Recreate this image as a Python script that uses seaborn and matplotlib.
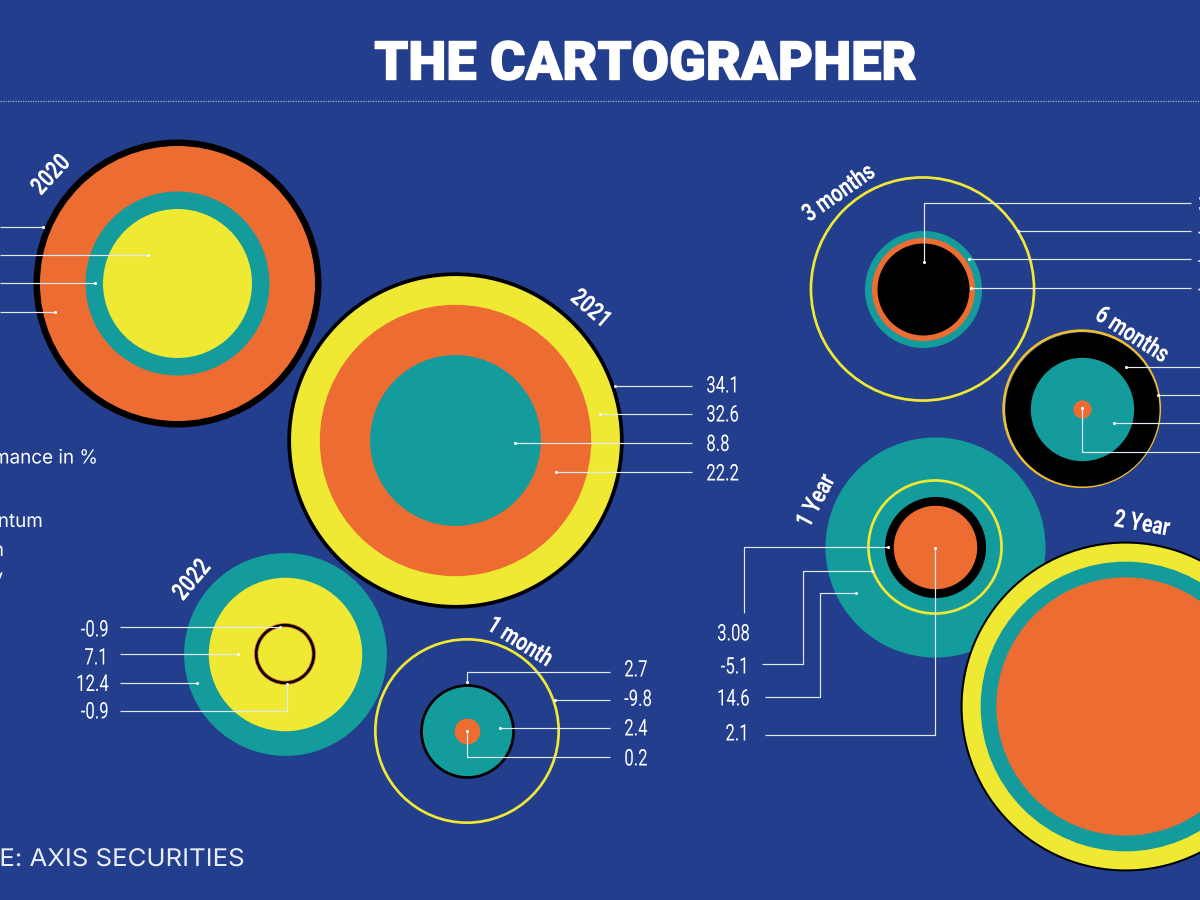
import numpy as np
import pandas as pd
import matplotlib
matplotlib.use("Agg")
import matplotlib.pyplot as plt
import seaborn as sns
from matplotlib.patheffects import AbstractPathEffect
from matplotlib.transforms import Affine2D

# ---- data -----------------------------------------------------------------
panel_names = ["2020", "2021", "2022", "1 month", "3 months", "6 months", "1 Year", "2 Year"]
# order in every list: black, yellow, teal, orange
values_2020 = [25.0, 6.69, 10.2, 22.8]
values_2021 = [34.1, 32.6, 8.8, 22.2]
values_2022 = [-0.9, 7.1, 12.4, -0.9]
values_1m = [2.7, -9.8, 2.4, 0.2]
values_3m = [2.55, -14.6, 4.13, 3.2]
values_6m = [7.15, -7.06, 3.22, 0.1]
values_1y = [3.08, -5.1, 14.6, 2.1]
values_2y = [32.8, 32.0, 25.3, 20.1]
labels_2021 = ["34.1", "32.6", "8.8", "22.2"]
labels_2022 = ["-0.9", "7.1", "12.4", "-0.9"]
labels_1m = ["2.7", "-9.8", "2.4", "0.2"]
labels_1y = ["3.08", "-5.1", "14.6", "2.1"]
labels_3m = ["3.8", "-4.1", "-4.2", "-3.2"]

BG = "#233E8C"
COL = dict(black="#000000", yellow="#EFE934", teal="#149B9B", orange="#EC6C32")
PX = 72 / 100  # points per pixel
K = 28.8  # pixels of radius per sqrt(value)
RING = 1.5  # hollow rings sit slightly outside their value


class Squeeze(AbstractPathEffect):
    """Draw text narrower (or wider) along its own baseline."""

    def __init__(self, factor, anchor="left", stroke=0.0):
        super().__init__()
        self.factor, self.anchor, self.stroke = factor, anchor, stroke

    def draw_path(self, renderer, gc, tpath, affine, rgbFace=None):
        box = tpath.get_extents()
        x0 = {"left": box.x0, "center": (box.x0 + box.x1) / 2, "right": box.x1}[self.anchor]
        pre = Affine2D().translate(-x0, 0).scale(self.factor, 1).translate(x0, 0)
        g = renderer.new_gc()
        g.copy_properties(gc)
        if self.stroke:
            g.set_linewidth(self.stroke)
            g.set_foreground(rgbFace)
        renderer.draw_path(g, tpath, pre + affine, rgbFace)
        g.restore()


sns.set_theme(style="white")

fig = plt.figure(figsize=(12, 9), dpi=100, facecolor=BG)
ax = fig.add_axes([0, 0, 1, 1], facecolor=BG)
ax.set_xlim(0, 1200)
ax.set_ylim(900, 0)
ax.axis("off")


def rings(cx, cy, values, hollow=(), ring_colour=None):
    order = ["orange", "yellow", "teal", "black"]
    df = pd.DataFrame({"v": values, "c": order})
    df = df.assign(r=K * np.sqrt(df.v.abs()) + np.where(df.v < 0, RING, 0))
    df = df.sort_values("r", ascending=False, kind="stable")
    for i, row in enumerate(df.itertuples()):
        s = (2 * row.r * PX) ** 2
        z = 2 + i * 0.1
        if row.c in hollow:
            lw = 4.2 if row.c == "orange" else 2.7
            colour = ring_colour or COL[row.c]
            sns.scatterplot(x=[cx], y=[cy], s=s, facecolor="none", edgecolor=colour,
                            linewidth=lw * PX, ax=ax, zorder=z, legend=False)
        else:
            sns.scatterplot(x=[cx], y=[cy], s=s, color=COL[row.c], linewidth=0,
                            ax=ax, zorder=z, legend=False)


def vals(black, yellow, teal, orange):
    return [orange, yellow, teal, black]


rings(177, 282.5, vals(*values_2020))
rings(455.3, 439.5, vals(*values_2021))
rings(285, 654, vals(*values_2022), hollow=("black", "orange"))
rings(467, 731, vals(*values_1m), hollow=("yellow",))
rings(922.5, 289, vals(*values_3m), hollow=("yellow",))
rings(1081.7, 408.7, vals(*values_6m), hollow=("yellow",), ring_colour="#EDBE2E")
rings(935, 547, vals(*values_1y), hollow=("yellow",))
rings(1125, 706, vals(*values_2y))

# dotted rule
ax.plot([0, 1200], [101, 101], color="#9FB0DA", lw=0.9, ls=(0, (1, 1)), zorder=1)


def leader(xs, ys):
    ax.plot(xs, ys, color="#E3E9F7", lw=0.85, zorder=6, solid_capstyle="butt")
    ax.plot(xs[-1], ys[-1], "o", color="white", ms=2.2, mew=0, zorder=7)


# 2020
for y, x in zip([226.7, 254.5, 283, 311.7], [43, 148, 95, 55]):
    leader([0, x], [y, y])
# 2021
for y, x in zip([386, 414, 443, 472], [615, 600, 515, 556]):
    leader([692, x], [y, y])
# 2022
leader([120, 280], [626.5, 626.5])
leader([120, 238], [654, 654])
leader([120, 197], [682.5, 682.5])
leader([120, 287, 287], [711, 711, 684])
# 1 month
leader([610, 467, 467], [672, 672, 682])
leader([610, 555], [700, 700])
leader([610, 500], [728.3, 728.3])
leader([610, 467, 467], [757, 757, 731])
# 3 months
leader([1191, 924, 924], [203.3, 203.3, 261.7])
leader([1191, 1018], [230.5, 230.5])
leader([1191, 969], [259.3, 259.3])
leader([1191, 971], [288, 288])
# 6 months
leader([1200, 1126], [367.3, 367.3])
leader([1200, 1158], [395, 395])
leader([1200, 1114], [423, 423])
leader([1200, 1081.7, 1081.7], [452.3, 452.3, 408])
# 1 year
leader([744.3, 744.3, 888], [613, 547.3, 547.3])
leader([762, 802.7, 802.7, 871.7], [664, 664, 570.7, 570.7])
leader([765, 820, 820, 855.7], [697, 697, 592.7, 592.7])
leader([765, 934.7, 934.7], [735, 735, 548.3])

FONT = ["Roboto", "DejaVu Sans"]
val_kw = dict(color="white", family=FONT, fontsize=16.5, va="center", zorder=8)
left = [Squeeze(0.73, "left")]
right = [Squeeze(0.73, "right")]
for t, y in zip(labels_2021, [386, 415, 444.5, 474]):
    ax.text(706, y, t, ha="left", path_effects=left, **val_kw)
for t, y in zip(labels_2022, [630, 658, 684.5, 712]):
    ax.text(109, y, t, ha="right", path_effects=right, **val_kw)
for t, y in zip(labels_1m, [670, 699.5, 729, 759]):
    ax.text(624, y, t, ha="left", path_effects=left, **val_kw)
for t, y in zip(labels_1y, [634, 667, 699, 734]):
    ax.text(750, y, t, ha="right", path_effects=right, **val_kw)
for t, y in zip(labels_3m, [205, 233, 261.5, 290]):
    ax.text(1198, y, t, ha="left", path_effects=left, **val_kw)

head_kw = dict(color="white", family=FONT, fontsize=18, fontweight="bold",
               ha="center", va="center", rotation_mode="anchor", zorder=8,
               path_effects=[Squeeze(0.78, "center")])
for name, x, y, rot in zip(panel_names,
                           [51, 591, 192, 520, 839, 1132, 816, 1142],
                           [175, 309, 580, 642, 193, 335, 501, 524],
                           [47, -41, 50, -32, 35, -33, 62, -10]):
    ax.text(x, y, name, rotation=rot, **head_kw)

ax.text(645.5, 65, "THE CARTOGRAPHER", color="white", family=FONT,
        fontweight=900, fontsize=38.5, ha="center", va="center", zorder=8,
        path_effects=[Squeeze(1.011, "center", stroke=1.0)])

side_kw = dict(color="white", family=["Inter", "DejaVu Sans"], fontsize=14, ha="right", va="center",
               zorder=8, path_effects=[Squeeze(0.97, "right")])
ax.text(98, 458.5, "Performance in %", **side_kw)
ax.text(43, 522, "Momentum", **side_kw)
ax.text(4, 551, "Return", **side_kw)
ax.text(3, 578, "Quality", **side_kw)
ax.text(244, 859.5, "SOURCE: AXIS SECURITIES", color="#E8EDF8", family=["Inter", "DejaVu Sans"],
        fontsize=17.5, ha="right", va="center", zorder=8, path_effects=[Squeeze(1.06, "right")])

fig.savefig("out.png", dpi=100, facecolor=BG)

==

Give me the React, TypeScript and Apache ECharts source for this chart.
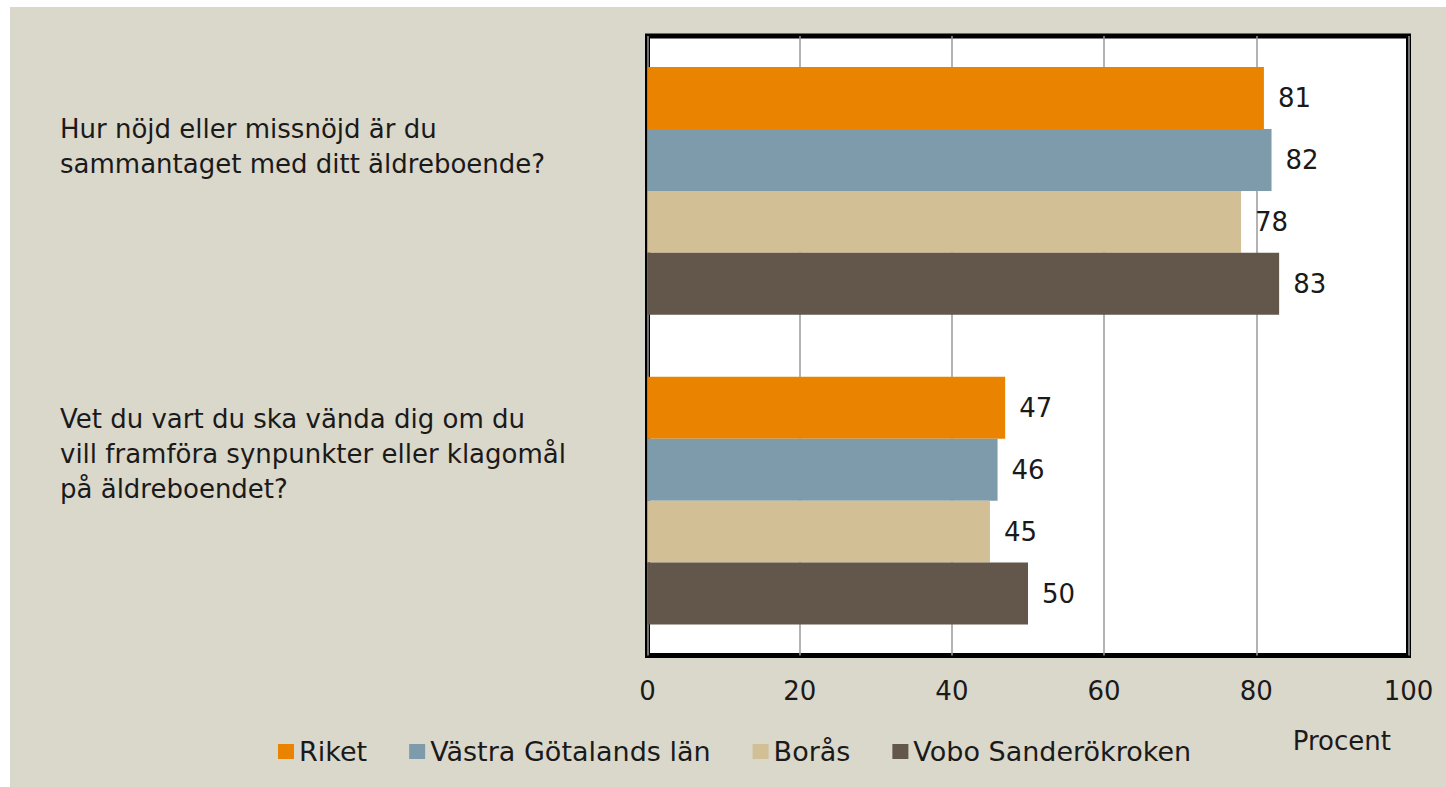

__WHAT YOU ARE ASKED TO DO__
Please quote only the span of lines whose first line contains "Recreate this image" and whose last line contains "from matplotlib.transforms import Affine2D", leaving every picture out.

__TASK SOLUTION__
Recreate this image as a Python script that uses seaborn and matplotlib.
import numpy as np
import pandas as pd
import matplotlib
matplotlib.use("Agg")
import matplotlib.pyplot as plt
import seaborn as sns
from matplotlib.patheffects import AbstractPathEffect
from matplotlib.transforms import Affine2D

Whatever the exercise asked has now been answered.